Abus de pouvoir
Galvaudage du système de justice américain, atteinte sans précédent aux institutions démocratiques, abus de pouvoir… La tempête que Donald Trump déclenche avec le congédiement du directeur du FBI, James Comey, est grave, « nixonienne ». Et le résultat, sous le signe d’un dangereux dérapage autoritaire, d’une maladresse politique consommée où M. Trump se trouve en fait à creuser contre lui les soupçons de collusion électorale avec la Russie.
Il n’est pas sans ironie que l’homme que M. Trump vient de chasser de la direction du FBI est tout à la fois celui qui l’aura aidé à devenir président des États-Unis en même temps que celui qui menaçait potentiellement l’avenir de sa présidence. Dixit des propos lus mardi matin dans le New York Times dans la foulée du congédiement de James Comey sous un prétexte présidentiel remarquablement mensonger — à savoir qu’il avait été mis à la porte par la Maison-Blanche pour sa mauvaise gestion de l’enquête sur l’usage d’un serveur privé de courriels par Hillary Clinton lorsqu’elle était secrétaire d’État.
Ce prétexte tient du détournement de vérité le plus grossier. Et M. Trump se couvre de ridicule pour avoir pensé même un instant être en mesure de faire avaler cette couleuvre aux Américains — hors les commentateurs de Fox News et ses partisans les plus aveuglés. Car il est limpide que M. Comey a été congédié parce qu’il faisait activement enquête sur l’ingérence de la Russie dans la dernière campagne présidentielle américaine et les soupçons de collusion entre les autorités russes et l’équipe électorale de M. Trump, sinon M. Trump lui-même, aux fins de nuire à la candidate démocrate.
Avec le résultat que la décision de remercier M. Comey se trouve en fait à accuser M. Trump d’avoir quelque chose à cacher. On soupçonnait déjà le président de ne pas être le plus fin des politiciens. On savait aussi que, pour la façon dont il est intervenu deux fois plutôt qu’une sur la scène publique pendant la campagne pour commenter l’enquête sur les courriels de Mme Clinton, M. Comey avait pour sa part manqué de jugement. Reste que le candidat Trump aura trouvé le directeur du FBI bien utile à sa cause électorale lorsqu’à 11 jours de l’élection présidentielle, le 28 octobre dernier, M. Comey annonçait qu’il rouvrait le dossier Clinton. Beaucoup de démocrates pensent avec raison que cette sortie, si près du jour du scrutin, aura décrédibilisé juste ce qu’il faut Mme Clinton pour permettre à M. Trump de l’emporter.

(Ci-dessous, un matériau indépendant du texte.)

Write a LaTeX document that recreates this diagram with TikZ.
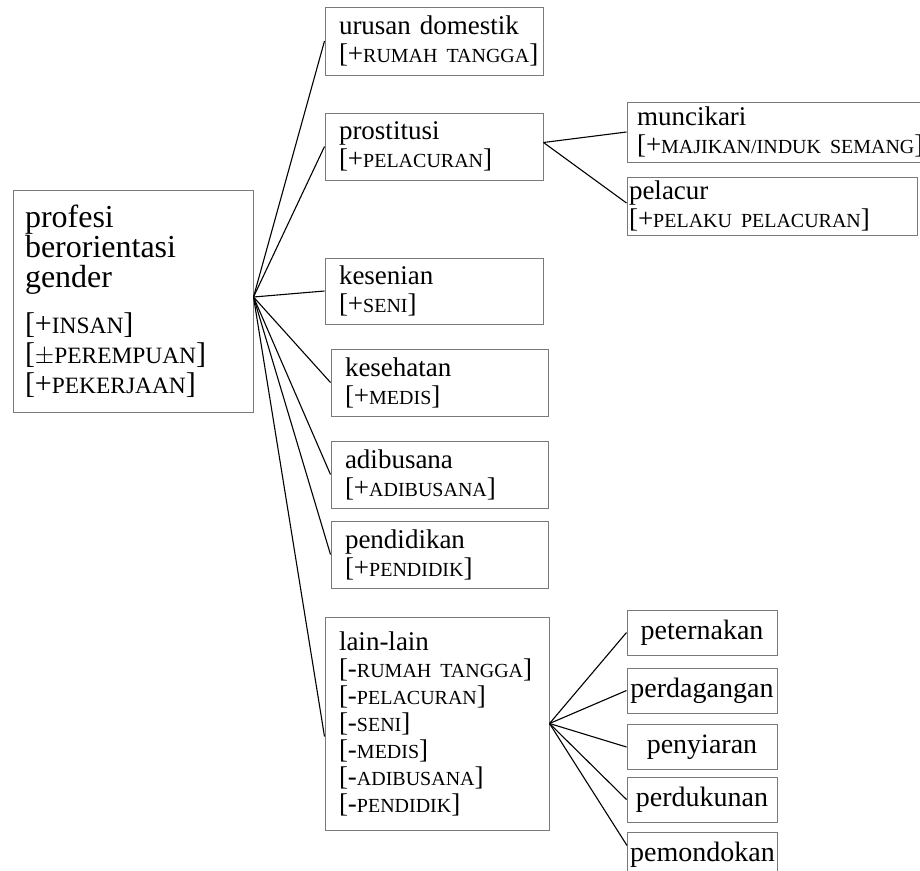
\documentclass[tikz,border=0pt]{standalone}
\usepackage{fontspec}
\setmainfont{Liberation Serif}
\newfontfamily\capsfont{Liberation Serif}[Scale=0.74]
\newfontfamily\rootcapsfont{Liberation Serif}[Scale=0.78]
\usetikzlibrary{positioning}
\definecolor{boxgrey}{HTML}{7a7a7a}
\newcommand\feat[2]{\mbox{[#1{\capsfont #2}]}}
\newcommand\rootfeat[2]{\mbox{\fontsize{30}{30}\selectfont[#1{\rootcapsfont #2}]}}
\tikzset{
  genbox/.style={
    draw=boxgrey, line width=1pt, align=left,
    inner xsep=14pt, inner ysep=0pt,
    font=\fontsize{27}{28}\selectfont},
  genbox_root/.style={
    genbox, inner xsep=12pt, font=\fontsize{32}{30}\selectfont},
  genbox_leaf/.style={
    genbox, align=center, inner xsep=2pt, text width=146pt,
    minimum height=45pt, font=\fontsize{28}{30}\selectfont},
  genline/.style={line width=1.1pt, black},
}

\begin{document}
\begin{tikzpicture}[x=1pt, y=-1pt]
  \useasboundingbox (0,0) rectangle (920,870);
  % root
  \node[genbox_root, text width=216pt, minimum height=222pt] (root) at (133,301)
    {profesi\\berorientasi\\gender\\[16pt]\rootfeat{+}{INSAN}\\\rootfeat{$\pm$}{PEREMPUAN}\\\rootfeat{+}{PEKERJAAN}};
  % first level
  \node[genbox, text width=190pt, minimum height=68pt] (urusan) at (434,41)
    {urusan domestik\\\feat{+}{RUMAH TANGGA}};
  \node[genbox, text width=190pt, minimum height=67pt] (prost) at (434,146.5)
    {prostitusi\\\feat{+}{PELACURAN}};
  \node[genbox, text width=190pt, minimum height=66pt] (seni) at (434,291)
    {kesenian\\\feat{+}{SENI}};
  \node[genbox, text width=189pt, minimum height=67pt] (sehat) at (439.5,382.5)
    {kesehatan\\\feat{+}{MEDIS}};
  \node[genbox, text width=189pt, minimum height=67pt] (busana) at (439.5,474.5)
    {adibusana\\\feat{+}{ADIBUSANA}};
  \node[genbox, text width=189pt, minimum height=67pt] (didik) at (439.5,554.5)
    {pendidikan\\\feat{+}{PENDIDIK}};
  \node[genbox, text width=196pt, minimum height=213pt,
        font=\fontsize{27}{27}\selectfont] (lain) at (437,723.5)
    {lain-lain\\\feat{-}{RUMAH TANGGA}\\\feat{-}{PELACURAN}\\\feat{-}{SENI}\\\feat{-}{MEDIS}\\\feat{-}{ADIBUSANA}\\\feat{-}{PENDIDIK}};
  % second level
  \node[genbox, inner xsep=10pt, text width=288pt, minimum height=60pt] (mucikari) at (781,132)
    {muncikari\\\feat{+}{MAJIKAN/INDUK SEMANG}};
  \node[genbox, inner xsep=2pt, text width=286pt, minimum height=58pt] (pelacur) at (772,206)
    {pelacur\\\feat{+}{PELAKU PELACURAN}};
  \node[genbox_leaf] (ternak) at (702,632.5) {peternakan};
  \node[genbox_leaf] (dagang) at (702,690.5) {perdagangan};
  \node[genbox_leaf] (siar)   at (702,747)   {penyiaran};
  \node[genbox_leaf] (dukun)  at (702,799.5) {perdukunan};
  \node[genbox_leaf] (pondok) at (702.5,854.5) {pemondokan};
  % connectors
  \foreach \kid in {urusan,prost,seni,sehat,busana,didik}
    \draw[genline] ([yshift=4pt]root.east) -- (\kid.west);
  \draw[genline] ([yshift=4pt]root.east) -- ([yshift=-13pt]lain.west);
  \draw[genline] ([yshift=4pt]prost.east) -- (mucikari.west);
  \draw[genline] ([yshift=4pt]prost.east) -- ([yshift=3pt]pelacur.west);
  \foreach \kid in {ternak,dagang,siar,dukun}
    \draw[genline] (lain.east) -- (\kid.west);
  \draw[genline] (lain.east) -- ([yshift=9pt]pondok.west);
\end{tikzpicture}
\end{document}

Ce congédiement semble d’autant plus intéressé politiquement qu’il a été recommandé au président par le procureur général Jeff Sessions, qui a lui-même dû se récuser en mars de l’enquête sur l’ingérence russe après qu’on eut appris qu’il avait caché pendant ses auditions de confirmation avoir rencontré deux fois pendant la campagne l’ambassadeur russe aux États-Unis… Ce qui donne l’impression chaque jour plus tenace qu’il existe au sommet du pouvoir le projet calculé d’empêcher que la lumière soit faite.
Le congédiement n’étouffera pas pour autant le débat. Il risque au contraire de lui faire prendre de l’ampleur. L’homme lige que M. Trump placera à la tête du FBI va sûrement enfler la polémique. Les appels à la nomination d’un procureur indépendant se multiplieront. L’enquête sénatoriale va suivre son cours — à la condition, en effet, que les républicains prennent leurs responsabilités.
Une crise aux dimensions du Watergate ? Une crise « nixonienne », en tout cas, pour le parallèle qu’elle évoque avec le congédiement, en octobre 1973, du procureur spécial Archibald Cox par Richard Nixon. Peut-être plus profonde encore, vu le mépris hallucinant affiché par M. Trump pour la norme démocratique et tous ceux qui osent lui barrer le chemin.